I can’t seem to make myself stop beginning the day with a dose of world news. This morning I read about the many political assassinations in Russia, and about the thousands of deaths and nearly unfathomable misery the people of Syria and Syrian refugees are suffering.

It’s not like such horrors are unfamiliar. I was born a month after we bombed Hiroshima, and my earliest years were often tainted by stories of the holocaust and of Stalin’s purges.

All my life, the world has been, for many, many, people, a hideously tragic place.

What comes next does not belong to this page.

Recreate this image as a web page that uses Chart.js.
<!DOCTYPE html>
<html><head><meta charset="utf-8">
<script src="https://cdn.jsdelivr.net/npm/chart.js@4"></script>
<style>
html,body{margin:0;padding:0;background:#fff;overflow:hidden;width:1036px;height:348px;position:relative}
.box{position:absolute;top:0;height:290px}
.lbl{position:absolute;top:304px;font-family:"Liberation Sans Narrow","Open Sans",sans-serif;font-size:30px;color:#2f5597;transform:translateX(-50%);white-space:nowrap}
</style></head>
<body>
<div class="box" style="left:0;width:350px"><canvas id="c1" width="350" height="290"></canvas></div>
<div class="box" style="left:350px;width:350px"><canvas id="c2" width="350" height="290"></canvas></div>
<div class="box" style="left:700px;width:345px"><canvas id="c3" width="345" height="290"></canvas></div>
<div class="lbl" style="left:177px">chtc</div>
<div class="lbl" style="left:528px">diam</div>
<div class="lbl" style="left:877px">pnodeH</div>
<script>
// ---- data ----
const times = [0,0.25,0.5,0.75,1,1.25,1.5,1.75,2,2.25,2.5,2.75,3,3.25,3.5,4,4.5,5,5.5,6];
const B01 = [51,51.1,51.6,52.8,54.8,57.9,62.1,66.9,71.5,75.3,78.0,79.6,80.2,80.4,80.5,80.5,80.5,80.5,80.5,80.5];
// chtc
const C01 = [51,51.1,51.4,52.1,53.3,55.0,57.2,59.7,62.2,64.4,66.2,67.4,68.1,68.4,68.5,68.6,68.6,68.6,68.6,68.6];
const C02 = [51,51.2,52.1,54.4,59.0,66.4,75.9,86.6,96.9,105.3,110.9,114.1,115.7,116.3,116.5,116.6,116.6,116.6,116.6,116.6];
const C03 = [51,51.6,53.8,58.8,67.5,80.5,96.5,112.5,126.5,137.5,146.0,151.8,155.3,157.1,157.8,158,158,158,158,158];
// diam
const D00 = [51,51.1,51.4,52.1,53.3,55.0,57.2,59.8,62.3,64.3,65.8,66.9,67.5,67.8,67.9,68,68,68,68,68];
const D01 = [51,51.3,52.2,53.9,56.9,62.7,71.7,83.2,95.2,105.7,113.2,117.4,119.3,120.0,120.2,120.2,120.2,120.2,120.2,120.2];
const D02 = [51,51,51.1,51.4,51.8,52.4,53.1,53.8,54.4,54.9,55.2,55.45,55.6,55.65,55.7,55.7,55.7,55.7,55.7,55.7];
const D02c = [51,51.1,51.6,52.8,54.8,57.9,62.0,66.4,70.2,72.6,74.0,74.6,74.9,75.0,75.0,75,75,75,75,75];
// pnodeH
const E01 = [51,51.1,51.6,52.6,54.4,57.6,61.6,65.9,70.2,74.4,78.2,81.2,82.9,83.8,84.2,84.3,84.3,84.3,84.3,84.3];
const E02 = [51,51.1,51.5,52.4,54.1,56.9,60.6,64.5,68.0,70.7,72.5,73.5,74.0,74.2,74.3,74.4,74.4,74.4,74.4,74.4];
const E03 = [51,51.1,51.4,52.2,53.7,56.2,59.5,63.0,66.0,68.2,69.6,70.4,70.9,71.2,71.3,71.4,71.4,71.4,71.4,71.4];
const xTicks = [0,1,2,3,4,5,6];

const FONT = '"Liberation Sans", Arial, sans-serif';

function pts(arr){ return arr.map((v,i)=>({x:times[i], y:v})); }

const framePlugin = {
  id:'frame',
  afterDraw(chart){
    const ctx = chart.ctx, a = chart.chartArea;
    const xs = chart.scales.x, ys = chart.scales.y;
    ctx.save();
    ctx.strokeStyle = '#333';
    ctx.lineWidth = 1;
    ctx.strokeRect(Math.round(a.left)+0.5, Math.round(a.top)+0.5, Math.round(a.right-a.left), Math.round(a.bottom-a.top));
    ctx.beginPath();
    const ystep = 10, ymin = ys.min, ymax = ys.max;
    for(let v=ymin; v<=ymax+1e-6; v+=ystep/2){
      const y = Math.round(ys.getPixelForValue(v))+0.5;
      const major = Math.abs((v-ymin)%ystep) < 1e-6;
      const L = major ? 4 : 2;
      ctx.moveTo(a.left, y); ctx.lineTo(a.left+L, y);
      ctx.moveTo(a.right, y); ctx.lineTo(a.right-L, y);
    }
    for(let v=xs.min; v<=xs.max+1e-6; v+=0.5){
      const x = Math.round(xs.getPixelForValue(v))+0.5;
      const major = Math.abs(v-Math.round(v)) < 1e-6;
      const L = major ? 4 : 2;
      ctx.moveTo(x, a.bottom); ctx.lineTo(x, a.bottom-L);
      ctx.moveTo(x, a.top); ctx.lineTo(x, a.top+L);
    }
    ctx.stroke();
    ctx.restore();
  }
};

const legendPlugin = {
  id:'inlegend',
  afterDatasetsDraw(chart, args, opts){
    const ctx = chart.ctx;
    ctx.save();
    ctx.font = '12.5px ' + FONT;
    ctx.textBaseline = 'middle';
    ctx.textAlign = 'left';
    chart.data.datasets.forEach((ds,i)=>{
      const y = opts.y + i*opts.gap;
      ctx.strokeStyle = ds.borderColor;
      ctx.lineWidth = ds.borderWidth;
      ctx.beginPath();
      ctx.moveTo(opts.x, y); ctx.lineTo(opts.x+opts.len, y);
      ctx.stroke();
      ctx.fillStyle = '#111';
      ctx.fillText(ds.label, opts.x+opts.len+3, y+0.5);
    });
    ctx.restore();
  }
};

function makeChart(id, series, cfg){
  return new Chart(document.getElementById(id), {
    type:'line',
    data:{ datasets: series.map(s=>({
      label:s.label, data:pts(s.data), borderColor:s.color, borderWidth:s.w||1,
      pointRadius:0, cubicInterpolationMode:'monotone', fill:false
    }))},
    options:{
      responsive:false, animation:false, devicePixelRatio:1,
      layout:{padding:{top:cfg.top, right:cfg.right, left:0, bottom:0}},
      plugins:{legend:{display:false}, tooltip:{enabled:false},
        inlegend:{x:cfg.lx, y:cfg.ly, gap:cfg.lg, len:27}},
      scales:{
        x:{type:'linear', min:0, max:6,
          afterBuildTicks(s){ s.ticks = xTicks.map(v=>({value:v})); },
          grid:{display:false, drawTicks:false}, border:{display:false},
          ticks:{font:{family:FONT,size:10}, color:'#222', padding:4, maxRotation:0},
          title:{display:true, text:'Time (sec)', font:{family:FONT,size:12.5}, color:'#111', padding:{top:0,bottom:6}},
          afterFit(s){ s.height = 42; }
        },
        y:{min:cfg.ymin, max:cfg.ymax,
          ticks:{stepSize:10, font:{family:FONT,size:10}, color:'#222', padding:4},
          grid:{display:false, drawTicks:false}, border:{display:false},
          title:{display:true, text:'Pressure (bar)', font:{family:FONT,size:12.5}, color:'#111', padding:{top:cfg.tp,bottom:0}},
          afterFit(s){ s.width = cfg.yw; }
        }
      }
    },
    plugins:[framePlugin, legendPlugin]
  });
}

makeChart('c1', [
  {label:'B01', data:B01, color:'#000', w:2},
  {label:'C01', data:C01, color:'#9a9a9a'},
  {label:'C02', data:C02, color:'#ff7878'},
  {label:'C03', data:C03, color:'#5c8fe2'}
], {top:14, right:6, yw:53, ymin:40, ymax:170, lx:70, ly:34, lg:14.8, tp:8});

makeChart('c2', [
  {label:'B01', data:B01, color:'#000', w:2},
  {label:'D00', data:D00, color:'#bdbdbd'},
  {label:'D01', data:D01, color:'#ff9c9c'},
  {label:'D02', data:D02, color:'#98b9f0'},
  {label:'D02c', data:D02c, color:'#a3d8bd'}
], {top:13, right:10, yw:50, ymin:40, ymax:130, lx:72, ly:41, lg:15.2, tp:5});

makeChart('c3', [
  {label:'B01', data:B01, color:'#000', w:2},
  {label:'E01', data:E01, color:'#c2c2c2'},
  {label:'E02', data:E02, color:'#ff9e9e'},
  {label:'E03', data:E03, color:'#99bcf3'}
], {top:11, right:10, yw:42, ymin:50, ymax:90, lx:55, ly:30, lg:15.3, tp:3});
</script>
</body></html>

After my morning dose of news, I drove to a restaurant to meet my son for breakfast and on the way listened to an old Andre Crouch song, “Jesus is the Light of the World” and felt as if a boulder had risen off my shoulders. Because belief in Christ and the God he proclaimed gives me hope that all this tragedy will get redeemed; that people who die young, suffer in unimaginable ways, or have very little chance of living in anything like contentment, will at last find peace and joy.

In my favorite of all novels, The Brothers Karamazov, brother Ivan admits that even though God may redeem all the tragedy and suffering, he cannot forgive God for it all. I am neither as bright nor as sensitive as Ivan. Perhaps that’s why I can accept that God has motives far beyond what I can begin to comprehend.

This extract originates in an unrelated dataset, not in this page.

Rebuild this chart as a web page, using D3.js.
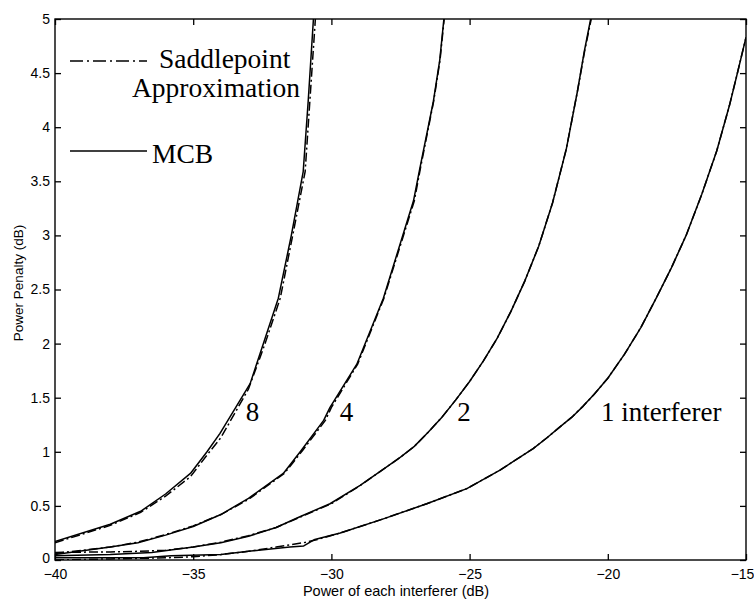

I worry about people who reject God out of hand, who take as gospel the Darwinian world view and essentially contend as did the skinny wrestler in the film Nacho Libre, “I don’t believe in God, I believe in science.” I wonder how these people can live with the world’s tragedy. Maybe they compartmentalize and lock the grim facts away in some dark corner of their minds. If not, how do they accept such a world? Have they become so callous?

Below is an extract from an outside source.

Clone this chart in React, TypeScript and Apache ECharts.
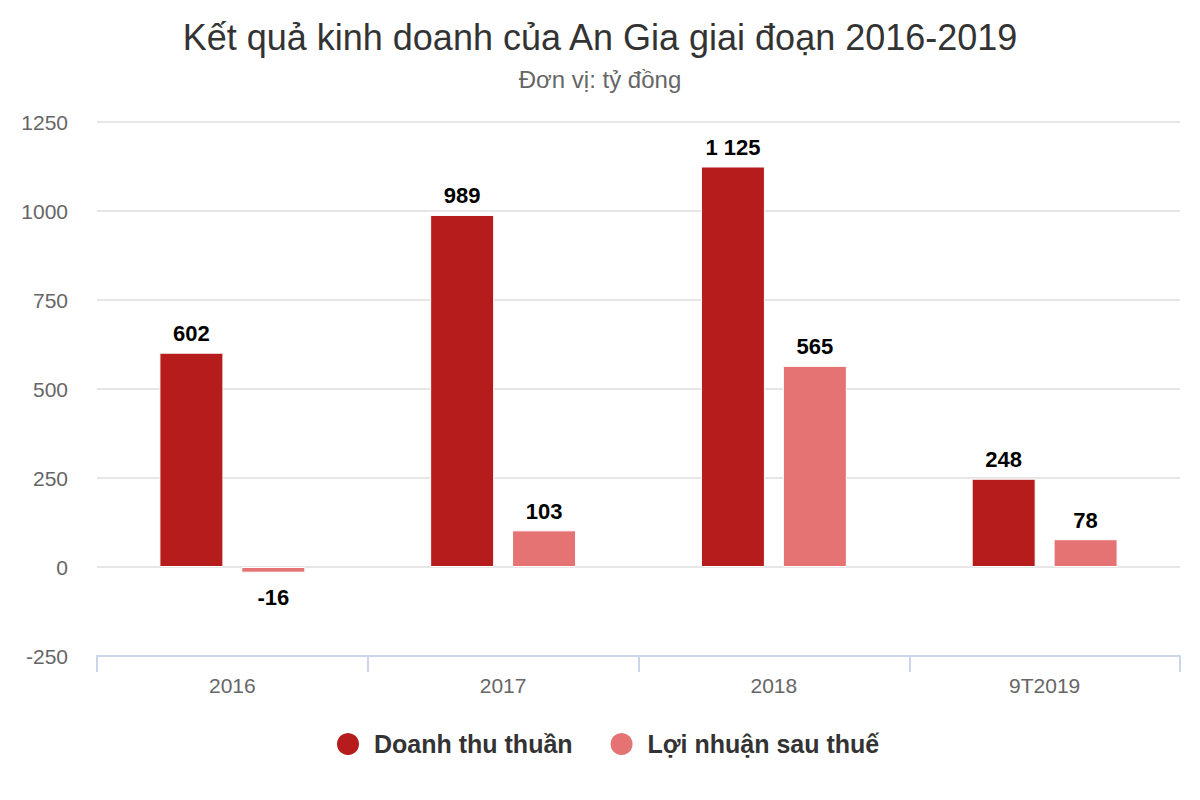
import React, { useEffect, useRef } from "react";
import * as echarts from "echarts";

const categories = ["2016", "2017", "2018", "9T2019"];
const revenue = [602, 989, 1125, 248];
const profit = [-16, 103, 565, 78];
const seriesNames = ["Doanh thu thuần", "Lợi nhuận sau thuế"];
const colors = ["#B71C1C", "#E57373"];

const FONT = "'Liberation Sans', Arial, sans-serif";

const fmt = (v: number) => String(v).replace(/\B(?=(\d{3})+(?!\d))/g, " ");

export default function App() {
  const ref = useRef<HTMLDivElement>(null);
  useEffect(() => {
    if (!ref.current) return;
    const chart = echarts.init(ref.current, undefined, { renderer: "svg" });
    const labelStyle = {
      show: true,
      position: "top",
      distance: 8,
      fontSize: 22,
      fontWeight: "bold",
      color: "#000",
      fontFamily: FONT,
      formatter: (p: any) => fmt(p.value),
    };
    const mkData = (arr: number[]) =>
      arr.map((v) => (v < 0 ? { value: v, label: { position: "bottom", distance: 14 } } : v));
    chart.setOption({
      animation: false,
      textStyle: { fontFamily: FONT },
      title: {
        text: "Kết quả kinh doanh của An Gia giai đoạn 2016-2019",
        subtext: "Đơn vị: tỷ đồng",
        left: "center",
        top: 14,
        itemGap: 12,
        textStyle: { fontSize: 36, fontWeight: "normal", color: "#333", fontFamily: FONT },
        subtextStyle: { fontSize: 24, color: "#666", fontFamily: FONT },
      },
      legend: {
        bottom: 38,
        left: 330,
        icon: "circle",
        itemWidth: 24,
        itemHeight: 24,
        itemGap: 36,
        textStyle: {
          fontSize: 25,
          fontWeight: "bold",
          color: "#333",
          fontFamily: FONT,
          padding: [0, 0, 0, 9],
        },
        data: seriesNames,
      },
      grid: { left: 97, right: 20, top: 122, bottom: 144, containLabel: false },
      xAxis: {
        type: "category",
        data: categories,
        axisLine: { onZero: false, lineStyle: { color: "#ccd6eb", width: 2 } },
        axisTick: { show: true, length: 16, lineStyle: { color: "#ccd6eb", width: 2 } },
        axisLabel: { fontSize: 21, color: "#666", margin: 19, fontFamily: FONT },
      },
      yAxis: {
        type: "value",
        min: -250,
        max: 1250,
        interval: 250,
        axisLine: { show: false },
        axisTick: { show: false },
        axisLabel: {
          fontSize: 21,
          color: "#666",
          margin: 29,
          fontFamily: FONT,
          formatter: (v: number) => String(v),
        },
        splitLine: { lineStyle: { color: "#e6e6e6", width: 2 } },
      },
      series: [
        {
          name: seriesNames[0],
          type: "bar",
          data: mkData(revenue),
          barWidth: 64,
          barGap: "28%",
          itemStyle: { color: colors[0], borderColor: "#fff", borderWidth: 1 },
          label: labelStyle,
        },
        {
          name: seriesNames[1],
          type: "bar",
          data: mkData(profit),
          barWidth: 64,
          barGap: "28%",
          itemStyle: { color: colors[1], borderColor: "#fff", borderWidth: 1 },
          label: labelStyle,
        },
      ],
    });
    return () => chart.dispose();
  }, []);
  return (
    <div
      ref={ref}
      style={{ position: "fixed", left: 0, top: 0, width: 1200, height: 800, background: "#fff" }}
    />
  );
}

I’m a fan of science. My Zoe is a lover of science and I encourage her to follow science as a career, since it offers so many exciting opportunities in so many fields. But to take science as the answer to everything is to ignore the very simple fact Plato portrayed about 2500 years ago in “The Allegory of the Cave”: we only perceive what our senses allow us to know, and our senses are limited.

Though I am glad my belief gives me hope, hope is not the basis of my beliefs. That would be nothing but wishful thinking. Reasons that led me to believe are given in Reading Brother Lawrence.

I suspect only people whose hearts are damaged or turned off can look at the human condition and fail to be driven to actively search for a reason to hope in some destiny more fair and beautiful than what our senses perceive.

Coincidentally, or providentially, take your pick, about an hour after I wrote the above, Pastor Jason in a message at Journey Community Church offered this insight: “One of the central symptoms of our sickness as humans is a rock hard shell of callousness, exhibited in self-absorption, belief in self-sufficiency, and consequent apathy that numbs us to God and people around us.” He attributed it both to the fall (the one in the Garden of Eden) and to defense mechanisms we create out of fear. He also mentioned God’s promise to Ezekiel. “I will remove the heart of stone from your flesh and give you a heart of flesh.”

My prayer is that God will extend that promise to me and mine and to us all.